The former Police Residence when occupied by the Shire of Eltham Parks and Environment, 1988

c.1989 After some years of discussion a replica Police Station is built, based on photographs, to act as a lunch room and meeting room for Parks and Environment staff and volunteers doing community service.

1996 Eltham District Historical Society in discussions with Nillumbik Shire Council commisioners throughout the year regarding a home for the Society. A proposal put forward by the Society in October to occupy the former Police Residence.

1997 March.  Eltham District Historical Society gains access to former Police Residence.

 

Former Police Residence, 728 Main Road, Eltham, c. April 1998.

1998 July 12th.  Eltham District Historical Society Inc moves into its Local History Centre, 728 Main Road Eltham (the former Police Residnce built in 1860).

Eltham Local History Centre; the former Eltham Courthouse, Police Residence and replica Police Station, December 2000.

2018 July. Eltham District Historical Society gains access to the replica Police Station for use as part of regular heritage tours for schools and community based groups.

June Meeting – History of the former Shire of Eltham Office site

Eltham District Historical Society Meeting

Wednesday, 13th June 2018 at 8pm

Eltham Senior Citizens’ Centre, Library Place, Eltham

Eltham – Shire Office, at time of Main Road widening (formerly site of Shillinglaw Cottage), 1968. (Source: Shire of Eltham; from the Shire of Eltham Pioneers Photograph Collection No. 657 held jointly by Eltham District Historical Society and Yarra Plenty Regional Library.)

Prior to Shillinglaw Cottage (c.1878-80) being relocated to where it is now operated as a popular cafe near the Eltham Library, it was within Josiah Holloway’s 1850s subdivision known as Little Eltham, which later became the centre of the first Eltham township. Originally a farmer’s cottage it is historically significant because it is one of the Shire’s oldest dwellings and a fine example of the work of the well-known pioneer builder George Stebbing.
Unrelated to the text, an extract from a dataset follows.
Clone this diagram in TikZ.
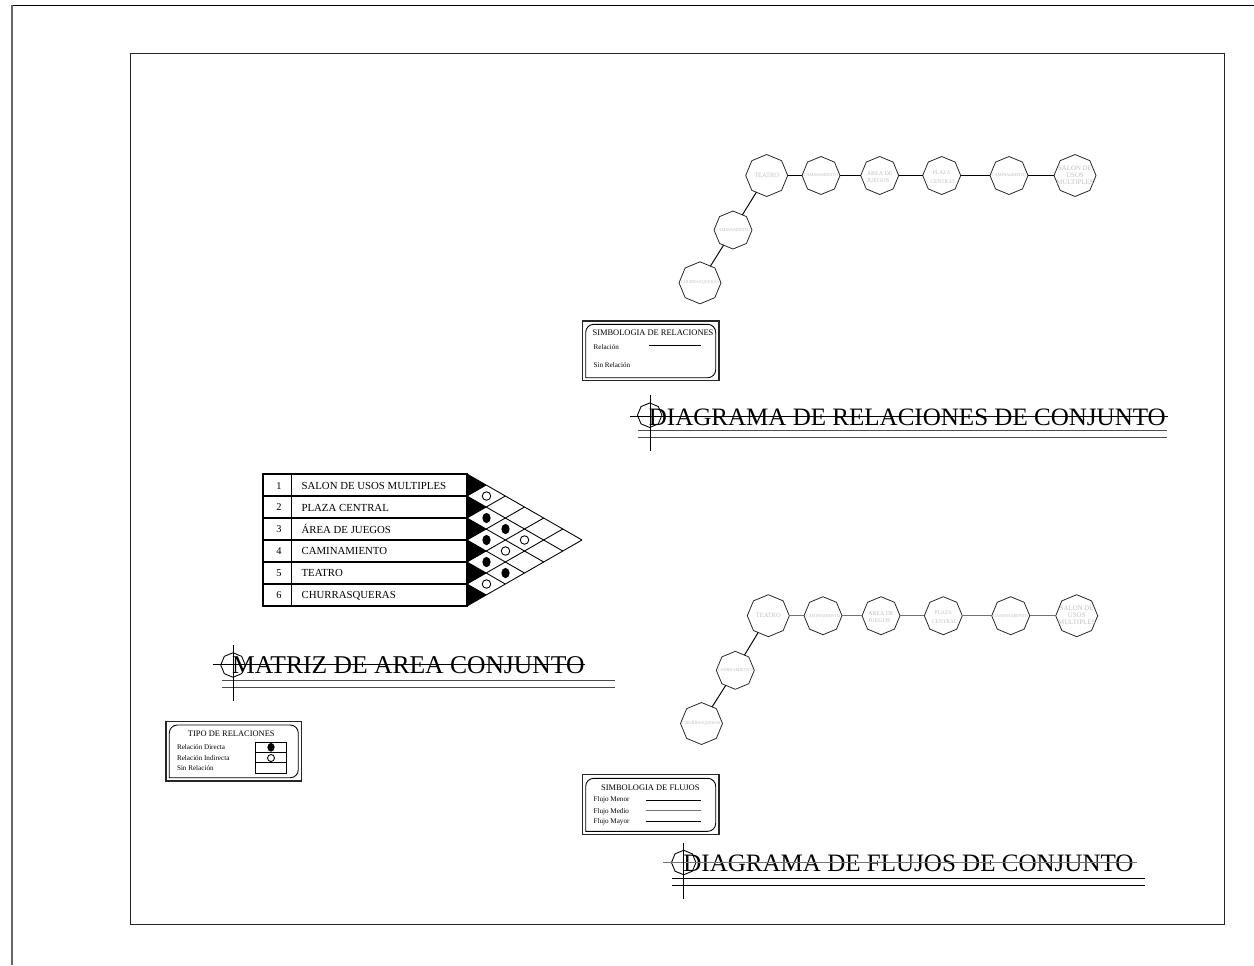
\documentclass[tikz,border=0pt]{standalone}
\usepackage{xcolor}
\usepackage{fontspec}
\setmainfont{Liberation Serif}
\usetikzlibrary{positioning, shapes.geometric}
\definecolor{labelgray}{gray}{0.75}
\tikzset{
	frameline/.style={line width=0.5pt, black!85},
	octline/.style={draw, black!85, line width=0.45pt, regular polygon, regular polygon sides=8, shape border rotate=22.5, inner sep=0pt, outer sep=0pt},
	octbig/.style={octline, minimum size=0.84cm},
	octsmall/.style={octline, minimum size=0.76cm},
	octtitle/.style={octline, black, line width=0.5pt, minimum size=0.49cm},
	tinytext/.style={text=labelgray, inner sep=0pt, align=center, font=\fontsize{2.5}{3}\selectfont},
	midtext/.style={text=labelgray, inner sep=0pt, align=center, font=\fontsize{3.4}{4.2}\selectfont},
	bigtext/.style={text=labelgray, inner sep=0pt, align=center, font=\fontsize{3.9}{4}\selectfont},
	flowline/.style={black!55, line width=0.85pt},
	titletext/.style={anchor=base west, inner sep=0pt, font=\fontsize{14.25}{16}\selectfont},
	rowtext/.style={anchor=base west, inner sep=0pt, font=\fontsize{6.15}{7}\selectfont},
	numtext/.style={inner sep=0pt, font=\fontsize{5.9}{7}\selectfont},
	legendhead/.style={inner sep=0pt, font=\fontsize{4.8}{6}\selectfont},
	legendtext/.style={anchor=west, inner sep=0pt, font=\fontsize{4.05}{5}\selectfont},
	dotopen/.style={draw, black, circle, line width=0.5pt, fill=white, inner sep=0pt, minimum size=0.17cm},
	dotfull/.style={ellipse, fill=black, inner sep=0pt, minimum width=0.165cm, minimum height=0.205cm},
	legopen/.style={dotopen, minimum size=0.14cm},
	legfull/.style={dotfull, minimum width=0.145cm, minimum height=0.175cm}
}
\begin{document}
\begin{tikzpicture}[x=0.02cm, y=-0.02cm]
	\useasboundingbox (0,0) rectangle (1254,965);
	% sheet frames
	\draw[black, line width=0.55pt] (1254,5) -- (12,5);
	\draw[black!60, line width=0.7pt] (12,5) -- (12,965);
	\draw[frameline] (130,53) rectangle (1224,924);

	% relaciones
	\node at (766.7,175.5) (teatroa) [octbig, label={[midtext,font=\fontsize{3.7}{4}\selectfont]center:TEATRO}] {};
	\node at (821,175.5) (camia) [octsmall, label={[tinytext]center:CAMINAMIENTO}] {};
	\node at (879.7,175.5) (areaa) [octsmall, label={[midtext,align=left,yshift=-0.03cm]center:AREA DE\\JUEGOS}] {};
	\node at (941.7,175.5) (plazaa) [octsmall, label={[midtext,font=\fontsize{3.1}{4.9}\selectfont,yshift=-0.03cm]center:PLAZA\\\ \ CENTRAL}] {};
	\node at (1009,175.5) (camib) [octsmall, label={[tinytext]center:CAMINAMIENTO}] {};
	\node at (1075,175.5) (salona) [octbig, label={[bigtext]center:SALON DE\\USOS\\MULTIPLES}] {};
	\node at (733,230) (camic) [octsmall, label={[tinytext]center:CAMINAMIENTO}] {};
	\node at (700,282.8) (churra) [octbig, label={[tinytext]center:CHURRASQUERAS}] {};
	\draw[black, line width=0.55pt] (teatroa) -- (camia);
	\draw[black, line width=0.55pt] (camia) -- (areaa);
	\draw[black, line width=0.55pt] (areaa) -- (plazaa);
	\draw[black, line width=0.55pt] (plazaa) -- (camib);
	\draw[black, line width=0.55pt] (camib) -- (salona);
	\draw[black, line width=0.55pt] (teatroa) -- (camic);
	\draw[black, line width=0.55pt] (camic) -- (churra);

	\draw[frameline, line width=0.6pt] (582.3,321) rectangle (719,380.7);
	\draw[black, line width=0.5pt] (585.7,350) [rounded corners=0.16cm] -- (585.7,324.3) -- (715.7,324.3) -- (715.7,377.7) [sharp corners] -- (585.7,377.7) -- cycle;
	\node at (653,332.7) (simrel) [legendhead] {SIMBOLOGIA DE RELACIONES};
	\node at (593.3,346.7) (rel) [legendtext] {Relación};
	\node at (593.3,365) (sinrel) [legendtext] {Sin Relación};
	\coordinate (rela) at (649,345.3);
	\coordinate (relb) at (700.7,345.3);
	\draw[black, line width=0.55pt] (rela) -- (relb);

	\node at (649.7,415.2) (octrel) [octtitle] {};
	\node at (648.5,425) (titlerel) [titletext] {DIAGRAMA DE RELACIONES DE CONJUNTO};
	\draw[black, line width=0.5pt] (630,416) -- (1168,416);
	\draw[black!70, line width=0.75pt] (638,430.7) -- (1167,430.7);
	\draw[black!70, line width=0.5pt] (638,437.7) -- (1167,437.7);
	\draw[black, line width=0.5pt] (650,395) -- (650,450.7);

	% matriz
	\draw[black, line width=0.6pt] (263,474) rectangle (467,606);
	\draw[black, line width=0.55pt] (291,474) -- (291,606);
	\draw[black, line width=0.6pt] (263,496) -- (467,496);
	\draw[black, line width=0.6pt] (263,518) -- (467,518);
	\draw[black, line width=0.6pt] (263,540) -- (467,540);
	\draw[black, line width=0.6pt] (263,562) -- (467,562);
	\draw[black, line width=0.6pt] (263,584) -- (467,584);
	\node at (279,485.7) (numa) [numtext] {1};
	\node at (279,507.5) (numb) [numtext] {2};
	\node at (279,529.5) (numc) [numtext] {3};
	\node at (279,551.3) (numd) [numtext] {4};
	\node at (279,573.3) (nume) [numtext] {5};
	\node at (279,595) (numf) [numtext] {6};
	\node at (301.2,489.3) (rowa) [rowtext] {SALON DE USOS MULTIPLES};
	\node at (301.2,511.1) (rowb) [rowtext] {PLAZA CENTRAL};
	\node at (301.2,533.1) (rowc) [rowtext] {ÁREA DE JUEGOS};
	\node at (301.2,554.9) (rowd) [rowtext] {CAMINAMIENTO};
	\node at (301.2,576.9) (rowe) [rowtext] {TEATRO};
	\node at (301.2,598.6) (rowf) [rowtext] {CHURRASQUERAS};

	\fill[black] (467,474) -- (486.2,485) -- (467,496) -- cycle;
	\fill[black] (467,496) -- (486.2,507) -- (467,518) -- cycle;
	\fill[black] (467,518) -- (486.2,529) -- (467,540) -- cycle;
	\fill[black] (467,540) -- (486.2,551) -- (467,562) -- cycle;
	\fill[black] (467,562) -- (486.2,573) -- (467,584) -- cycle;
	\fill[black] (467,584) -- (486.2,595) -- (467,606) -- cycle;
	\draw[black, line width=0.5pt] (467,474) -- (582,540);
	\draw[black, line width=0.5pt] (467,496) -- (562.8,551);
	\draw[black, line width=0.5pt] (467,518) -- (543.7,562);
	\draw[black, line width=0.5pt] (467,540) -- (524.5,573);
	\draw[black, line width=0.5pt] (467,562) -- (505.3,584);
	\draw[black, line width=0.5pt] (467,584) -- (486.2,595);
	\draw[black, line width=0.5pt] (467,606) -- (582,540);
	\draw[black, line width=0.5pt] (467,584) -- (562.8,529);
	\draw[black, line width=0.5pt] (467,562) -- (543.7,518);
	\draw[black, line width=0.5pt] (467,540) -- (524.5,507);
	\draw[black, line width=0.5pt] (467,518) -- (505.3,496);
	\draw[black, line width=0.5pt] (467,496) -- (486.2,485);
	\node at (486.5,496) (dota) [dotopen] {};
	\node at (486.5,518) (dotb) [dotfull] {};
	\node at (486.5,540) (dotc) [dotfull] {};
	\node at (486.5,562) (dotd) [dotfull] {};
	\node at (486.5,584) (dote) [dotopen] {};
	\node at (505.5,529) (dotf) [dotfull] {};
	\node at (505.5,551) (dotg) [dotopen] {};
	\node at (505.5,573) (doth) [dotfull] {};
	\node at (524.5,540) (doti) [dotopen] {};

	\node at (233,665) (octmat) [octtitle] {};
	\node at (231.7,673.3) (titlemat) [titletext, font=\fontsize{14.55}{16}\selectfont] {MATRIZ DE AREA CONJUNTO};
	\draw[black, line width=0.5pt] (213.3,664) -- (585,664);
	\draw[black!70, line width=0.75pt] (222,680.7) -- (615,680.7);
	\draw[black!70, line width=0.5pt] (222,687.3) -- (615,687.3);
	\draw[black, line width=0.5pt] (233,645) -- (233,701);

	\draw[frameline, line width=0.6pt] (166,721.7) rectangle (301.7,781);
	\draw[black, line width=0.5pt] (169.3,750) [rounded corners=0.16cm] -- (169.3,725) -- (298.3,725) -- (298.3,777.7) [sharp corners] -- (169.3,777.7) -- cycle;
	\node at (231.3,733.3) (tiporel) [legendhead] {TIPO DE RELACIONES};
	\node at (176.7,746.7) (reldir) [legendtext] {Relación Directa};
	\node at (176.7,757.7) (relind) [legendtext] {Relación Indirecta};
	\node at (176.7,768) (relsin) [legendtext] {Sin Relación};
	\draw[black, line width=0.5pt] (255.3,742.3) rectangle (286.7,773.3);
	\draw[black, line width=0.5pt] (255.3,752.3) -- (286.7,752.3);
	\draw[black, line width=0.5pt] (255.3,762.7) -- (286.7,762.7);
	\node at (271,747.3) (legdira) [legfull] {};
	\node at (271,758) (legdirb) [legopen] {};

	% flujos
	\node at (768.3,615.7) (teatrob) [octbig, label={[midtext,font=\fontsize{3.7}{4}\selectfont]center:TEATRO}] {};
	\node at (823,615.7) (camid) [octsmall, label={[tinytext]center:CAMINAMIENTO}] {};
	\node at (881,615.7) (areab) [octsmall, label={[midtext,align=left,yshift=-0.03cm]center:AREA DE\\JUEGOS}] {};
	\node at (943.3,615.7) (plazab) [octsmall, label={[midtext,font=\fontsize{3.1}{4.9}\selectfont,yshift=-0.03cm]center:PLAZA\\\ \ CENTRAL}] {};
	\node at (1010.7,615.7) (camie) [octsmall, label={[tinytext]center:CAMINAMIENTO}] {};
	\node at (1076.7,615.7) (salonb) [octbig, label={[bigtext]center:SALON DE\\USOS\\MULTIPLES}] {};
	\node at (735.3,670.3) (camif) [octsmall, label={[tinytext]center:CAMINAMIENTO}] {};
	\node at (701.5,723.5) (churrb) [octbig, label={[tinytext]center:CHURRASQUERAS}] {};
	\draw[flowline] (teatrob) -- (camid);
	\draw[flowline] (camid) -- (areab);
	\draw[flowline] (areab) -- (plazab);
	\draw[flowline] (plazab) -- (camie);
	\draw[flowline] (camie) -- (salonb);
	\draw[black, line width=0.55pt] (teatrob) -- (camif);
	\draw[black, line width=0.55pt] (camif) -- (churrb);

	\draw[frameline, line width=0.6pt] (582.3,774.3) rectangle (719,834.7);
	\draw[black, line width=0.5pt] (585.7,805) [rounded corners=0.16cm] -- (585.7,778.3) -- (715.7,778.3) -- (715.7,831.3) [sharp corners] -- (585.7,831.3) -- cycle;
	\node at (650.3,787.7) (simflu) [legendhead] {SIMBOLOGIA DE FLUJOS};
	\node at (593.3,800) (flumen) [legendtext] {Flujo Menor};
	\node at (593.3,811.7) (flumed) [legendtext] {Flujo Medio};
	\node at (593.3,821.7) (flumay) [legendtext] {Flujo Mayor};
	\coordinate (menora) at (645.7,800.3);
	\coordinate (menorb) at (701,800.3);
	\coordinate (medioa) at (645.7,810.7);
	\coordinate (mediob) at (701,810.7);
	\coordinate (mayora) at (645.7,821.3);
	\coordinate (mayorb) at (701,821.3);
	\draw[black, line width=0.55pt] (menora) -- (menorb);
	\draw[flowline] (medioa) -- (mediob);
	\draw[black, line width=0.55pt] (mayora) -- (mayorb);

	\node at (683.7,862.5) (octflu) [octtitle] {};
	\node at (683,871) (titleflu) [titletext] {DIAGRAMA DE FLUJOS DE CONJUNTO};
	\draw[flowline] (663.3,862.7) -- (1137,862.7);
	\draw[black, line width=0.55pt] (672.3,878.3) -- (1145,878.3);
	\draw[black, line width=0.55pt] (672.3,885.3) -- (1145,885.3);
	\draw[black, line width=0.5pt] (683.7,842.7) -- (683.7,898.7);
\end{tikzpicture}
\end{document}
In 1964 the then Shire of Eltham purchased the Shillinglaw property with the intention of demolishing the cottage and constructing new Shire offices on the site. However extensive community action resulted in funds being raised to have the building saved and relocated further south to the Eltham Common, where it was joined by the Eltham Library in 1994.

The new Shire offices opened in 1965, but following municipal restructure in 1994 these were demolished in 1996 and the land sold to a developer, which precipitated a dramatic trail of community angst, threats of legal action, the sacking of a newly elected council and several unsuccessful development proposals, by subsequent councils.

After all these years the vacant site there is still guarded by the three trees that were outside the front of the Shillinglaw Cottage.

At our Society meeting on Wednesday, 13th June, 2018, Jim Connor will speak about the dramatic tale encompassing the history of the former Eltham Shire office site and the adjoining War Memorial Buildings complex, which are now being considered for sale or redevelopment by the current Nillumbik Shire Council.

As always, Society members and visitors are most welcome to attend this meeting at 8.00pm on Wednesday 13th June, in the Eltham Senior Citizens’ Centre, Library Place, Eltham.

Past, Present, Future: Where is the balance?

by Jim Connor

Eltham Trestle Bridge, 1981. The Shire of Eltham Office is in background; constructed 1964, opened 1965. (Photo: G.L. Coop, Eltham. From the collection of Eltham District Historical Society)

An ongoing challenge as members of a historical society is how do we balance the pressures of possible future development against our desires to protect and honour our valued past, our local history.

As a historical society representing the interests of our community we strive to remain steadfastly non political, yet at times get caught between individual political positions.

Three current local ‘hot’ topics of historical significance are the Eltham Trestle Bridge, the Eltham Avenue of Honour/Eltham Gateway and the former Eltham Shire offices site and adjacent
War Memorial buildings complex.

The Eltham District Historical Society has clearly stated that the valued trestle bridge is of local historical significance, should remain as is and should not be compromised, if and when the railway line is duplicated between Greensborough and Eltham. The sitting State member has indicated it can remain as is and there will be improved scheduling, with no advantage to be gained with duplicating the bridge. Despite claiming ‘the trestle bridge remains’ the political opponent has stated in a meeting with EDHS that, if elected, a new bridge will be constructed beside it and that his position is ‘not negotiable’.

Similarly, possible duplication of Main Road through the Eltham Gateway and World War 1 Avenue of Honour is being considered, which we believe would totally destroy the historical and cultural significance of this meandering, tree enhanced entrance to Eltham.

What are the options, what is the cost vs benefit? Should we need to compromise our heritage even further to possibly save a couple of minutes in travel?

The third topic is that Nillumbik Shire Council is currently considering redevelopment of the former Eltham Shire offices site in Main Road, Eltham, which includes the Shillinglaw trees, together with the adjacent War Memorial buildings complex.

What do we value of our past to preserve in the present for the ‘future’, do we restrict our creative options by honouring our heritage, where is the balance?

These are decisions we will all need to consider……sooner rather than later.